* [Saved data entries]
_ _ _ _ _ _ _

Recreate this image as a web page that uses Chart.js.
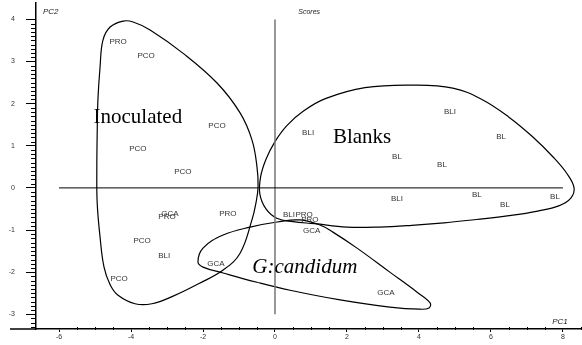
<!DOCTYPE html>
<html>
<head>
<meta charset="utf-8">
<script src="https://cdn.jsdelivr.net/npm/chart.js@4.4.0/dist/chart.umd.min.js"></script>
<style>
  body { margin: 0; background: #fff; }
  #wrap { width: 582px; height: 345px; }
</style>
</head>
<body>
<div id="wrap"><canvas id="grafico" width="582" height="345"></canvas></div>
<script>
/* DATOS */
const xTicks = [-6, -4, -2, 0, 2, 4, 6, 8];
const yTicks = [-3, -2, -1, 0, 1, 2, 3, 4];

// muestras (PC1, PC2)
const sampleNames = ['PRO', 'PCO', 'PCO', 'PCO', 'PCO', 'BLI', 'BLI', 'BL', 'BL', 'BL',
  'GCA', 'PRO', 'PRO', 'PCO', 'BLI', 'PCO', 'GCA', 'BLI', 'BL', 'BL', 'BL',
  'BLI', 'PRO', 'PRO', 'GCA', 'GCA'];
const sampleX = [-4.36, -3.58, -1.61, -3.81, -2.56, 4.86, 0.92, 6.28, 3.39, 4.64,
  -2.92, -3.0, -1.31, -3.69, -3.08, -4.33, -1.64, 3.39, 5.61, 6.39, 7.78,
  0.39, 0.81, 0.97, 1.02, 3.08];
const sampleY = [3.46, 3.13, 1.47, 0.92, 0.38, 1.80, 1.30, 1.21, 0.73, 0.54,
  -0.62, -0.69, -0.62, -1.26, -1.62, -2.16, -1.81, -0.26, -0.17, -0.41, -0.22,
  -0.64, -0.64, -0.76, -1.02, -2.49];

// grupos
const groupNames = ['Inoculated', 'Blanks', 'G:candidum'];
const groupX = [-3.81, 2.42, 0.83];
const groupY = [1.68, 1.19, -1.9];

// contornos dibujados a mano
const inoculatedOutline = [[-4.22, 3.96], [-3.94, 3.94], [-3.47, 3.75], [-2.56, 3.20], [-1.61, 2.49],
  [-0.97, 1.78], [-0.64, 1.14], [-0.50, 0.50], [-0.47, 0.02], [-0.53, -0.36], [-0.64, -0.76],
  [-0.97, -1.55], [-1.44, -1.95], [-2.11, -2.27], [-2.83, -2.57], [-3.42, -2.75], [-3.89, -2.75],
  [-4.36, -2.55], [-4.58, -2.30], [-4.75, -1.88], [-4.86, -1.17], [-4.94, -0.36], [-4.95, 0.43],
  [-4.94, 1.30], [-4.92, 2.09], [-4.86, 2.87], [-4.78, 3.51], [-4.58, 3.82]];
const blanksOutline = [[3.83, 2.44], [4.94, 2.37], [5.75, 2.1], [6.5, 1.68], [7.15, 1.22],
  [7.72, 0.74], [8.12, 0.33], [8.31, 0.0], [8.22, -0.24], [7.9, -0.42], [7.3, -0.55],
  [6.5, -0.66], [5.6, -0.75], [4.7, -0.83], [3.8, -0.89], [2.9, -0.93], [2.0, -0.93], [1.1, -0.85],
  [0.5, -0.8], [0.05, -0.72], [-0.25, -0.5], [-0.42, -0.15], [-0.40, 0.26],
  [-0.25, 0.68], [0.0, 1.1], [0.33, 1.48], [0.8, 1.83], [1.4, 2.12], [2.5, 2.38]];
const candidumOutline = [[-2.14, -1.76], [-2.0, -1.43], [-1.44, -1.12], [-0.69, -0.93], [0.06, -0.81],
  [0.69, -0.76], [1.25, -0.88], [1.61, -1.05], [2.28, -1.43], [3.19, -2.0], [3.94, -2.47],
  [4.31, -2.73], [4.28, -2.85], [4.03, -2.88], [3.19, -2.83], [1.81, -2.66], [0.42, -2.43],
  [-0.5, -2.24], [-1.44, -2.02], [-2.0, -1.88]];

// ejes de referencia
const zeroLineH = [[-6, 0], [8, 0]];
const zeroLineV = [[0, 4], [0, -3]];

/* HELPERS */
function toPoints(arr) {
  return arr.map(p => ({ x: p[0], y: p[1] }));
}
// curva cerrada: se repiten puntos y se ocultan los tramos sobrantes
function loopDataset(outline) {
  const n = outline.length;
  const pts = [outline[n - 1]].concat(outline, [outline[0], outline[1]]);
  return {
    data: toPoints(pts),
    showLine: true,
    borderColor: '#000',
    borderWidth: 1.2,
    pointRadius: 0,
    tension: 0.4,
    fill: false,
    segment: {
      borderColor: ctx => (ctx.p0DataIndex === 0 || ctx.p0DataIndex === n + 1) ? 'rgba(0,0,0,0)' : undefined
    }
  };
}

/* PLUGIN de textos y marcas menores */
const textos = {
  id: 'textos',
  afterDatasetsDraw(chart) {
    const c = chart.ctx;
    const xs = chart.scales.x, ys = chart.scales.y;
    const area = chart.chartArea;
    c.save();

    // marcas menores eje Y (cada 0.1)
    c.strokeStyle = '#000';
    c.lineWidth = 1;
    for (let i = -33; i <= 39; i++) {
      if (i % 10 === 0) continue;
      const py = Math.round(ys.getPixelForValue(i / 10)) + 0.5;
      c.beginPath();
      c.moveTo(area.left - 5, py);
      c.lineTo(area.left, py);
      c.stroke();
    }
    // marcas menores eje X (cada 0.5)
    for (let i = -12; i <= 17; i++) {
      if (i % 4 === 0) continue;
      const px = Math.round(xs.getPixelForValue(i / 2)) + 0.5;
      c.beginPath();
      c.moveTo(px, area.bottom - 2);
      c.lineTo(px, area.bottom + 1);
      c.stroke();
    }
    // prolongacion del eje X a la izquierda
    c.lineWidth = 1.5;
    c.beginPath();
    c.moveTo(10, area.bottom);
    c.lineTo(area.left, area.bottom);
    c.stroke();

    // etiquetas de muestras
    const metaS = chart.getDatasetMeta(0);
    c.fillStyle = '#333';
    c.font = '8px "Liberation Sans", Arial, sans-serif';
    c.textAlign = 'center';
    c.textBaseline = 'middle';
    metaS.data.forEach((el, i) => {
      c.fillText(sampleNames[i], el.x, el.y);
    });

    // nombres de grupos
    const metaG = chart.getDatasetMeta(1);
    c.fillStyle = '#000';
    metaG.data.forEach((el, i) => {
      c.font = (i === 2 ? 'italic ' : '') + '21px "Liberation Serif", "Times New Roman", serif';
      c.fillText(groupNames[i], el.x, el.y);
    });

    // titulos de ejes
    c.fillStyle = '#222';
    c.font = 'italic 8px "Liberation Sans", Arial, sans-serif';
    c.textAlign = 'left';
    c.fillText('PC2', area.left + 7, 12);
    c.fillText('PC1', xs.getPixelForValue(7.7), area.bottom - 7);
    c.font = 'italic 7px "Liberation Sans", Arial, sans-serif';
    c.textAlign = 'center';
    c.fillText('Scores', xs.getPixelForValue(0.95), 12);
    c.restore();
  }
};

/* GRAFICO */
const ctx = document.getElementById('grafico').getContext('2d');

const datasets = [
  {
    data: sampleX.map((x, i) => ({ x: x, y: sampleY[i] })),
    pointRadius: 0,
    showLine: false
  },
  {
    data: groupX.map((x, i) => ({ x: x, y: groupY[i] })),
    pointRadius: 0,
    showLine: false
  },
  {
    data: toPoints(zeroLineH),
    showLine: true,
    borderColor: '#000',
    borderWidth: 1,
    pointRadius: 0
  },
  {
    data: toPoints(zeroLineV),
    showLine: true,
    borderColor: '#777',
    borderWidth: 1.5,
    pointRadius: 0
  },
  loopDataset(inoculatedOutline),
  loopDataset(blanksOutline),
  loopDataset(candidumOutline)
];

const fuente = { family: '"Liberation Sans", Arial, sans-serif', size: 7 };

const options = {
  responsive: false,
  animation: false,
  layout: { padding: { top: 3, right: 0, bottom: 0, left: 0 } },
  plugins: {
    legend: { display: false },
    tooltip: { enabled: false }
  },
  scales: {
    x: {
      type: 'linear',
      position: 'bottom',
      min: -6.64,
      max: 8.53,
      afterBuildTicks: s => { s.ticks = xTicks.map(v => ({ value: v })); },
      afterFit: s => { s.height = 16; s.paddingLeft = 0; s.paddingRight = 0; },
      grid: { drawOnChartArea: false, drawTicks: true, tickLength: 3, color: '#000', lineWidth: 1 },
      border: { display: true, color: '#000', width: 1.5 },
      ticks: { font: fuente, color: '#333', padding: 1, maxRotation: 0, autoSkip: false }
    },
    y: {
      type: 'linear',
      position: 'left',
      min: -3.35,
      max: 4.39,
      afterBuildTicks: s => { s.ticks = yTicks.map(v => ({ value: v })); },
      afterFit: s => { s.width = 36; s.paddingTop = 0; s.paddingBottom = 0; },
      grid: { drawOnChartArea: false, drawTicks: true, tickLength: 10, color: '#000', lineWidth: 1 },
      border: { display: true, color: '#000', width: 1.5 },
      ticks: { font: fuente, color: '#333', padding: 11, autoSkip: false }
    }
  }
};

const miGrafico = new Chart(ctx, {
  type: 'scatter',
  data: { datasets: datasets },
  options: options,
  plugins: [textos]
});
</script>
</body>
</html>
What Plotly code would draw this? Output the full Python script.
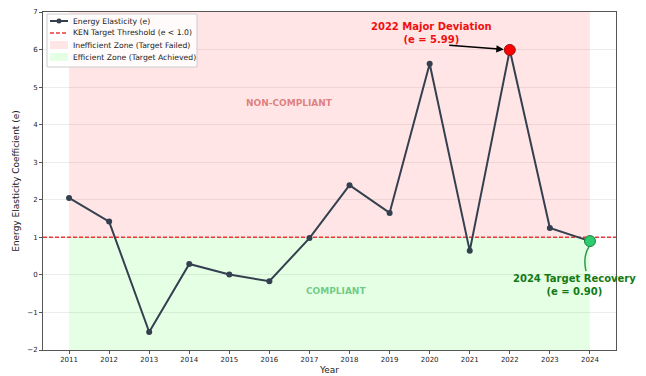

_ _ _ _ _ _ _

* [What is expected] Omit every picture, and please return the entries exactly from the first line through the line with "const groupY = [1.68, 1.19, -1.9];", both included.

* [The output]
Recreate this image as a web page that uses Chart.js.
<!DOCTYPE html>
<html>
<head>
<meta charset="utf-8">
<script src="https://cdn.jsdelivr.net/npm/chart.js@4.4.0/dist/chart.umd.min.js"></script>
<style>
  body { margin: 0; background: #fff; }
  #wrap { width: 582px; height: 345px; }
</style>
</head>
<body>
<div id="wrap"><canvas id="grafico" width="582" height="345"></canvas></div>
<script>
/* DATOS */
const xTicks = [-6, -4, -2, 0, 2, 4, 6, 8];
const yTicks = [-3, -2, -1, 0, 1, 2, 3, 4];

// muestras (PC1, PC2)
const sampleNames = ['PRO', 'PCO', 'PCO', 'PCO', 'PCO', 'BLI', 'BLI', 'BL', 'BL', 'BL',
  'GCA', 'PRO', 'PRO', 'PCO', 'BLI', 'PCO', 'GCA', 'BLI', 'BL', 'BL', 'BL',
  'BLI', 'PRO', 'PRO', 'GCA', 'GCA'];
const sampleX = [-4.36, -3.58, -1.61, -3.81, -2.56, 4.86, 0.92, 6.28, 3.39, 4.64,
  -2.92, -3.0, -1.31, -3.69, -3.08, -4.33, -1.64, 3.39, 5.61, 6.39, 7.78,
  0.39, 0.81, 0.97, 1.02, 3.08];
const sampleY = [3.46, 3.13, 1.47, 0.92, 0.38, 1.80, 1.30, 1.21, 0.73, 0.54,
  -0.62, -0.69, -0.62, -1.26, -1.62, -2.16, -1.81, -0.26, -0.17, -0.41, -0.22,
  -0.64, -0.64, -0.76, -1.02, -2.49];

// grupos
const groupNames = ['Inoculated', 'Blanks', 'G:candidum'];
const groupX = [-3.81, 2.42, 0.83];
const groupY = [1.68, 1.19, -1.9];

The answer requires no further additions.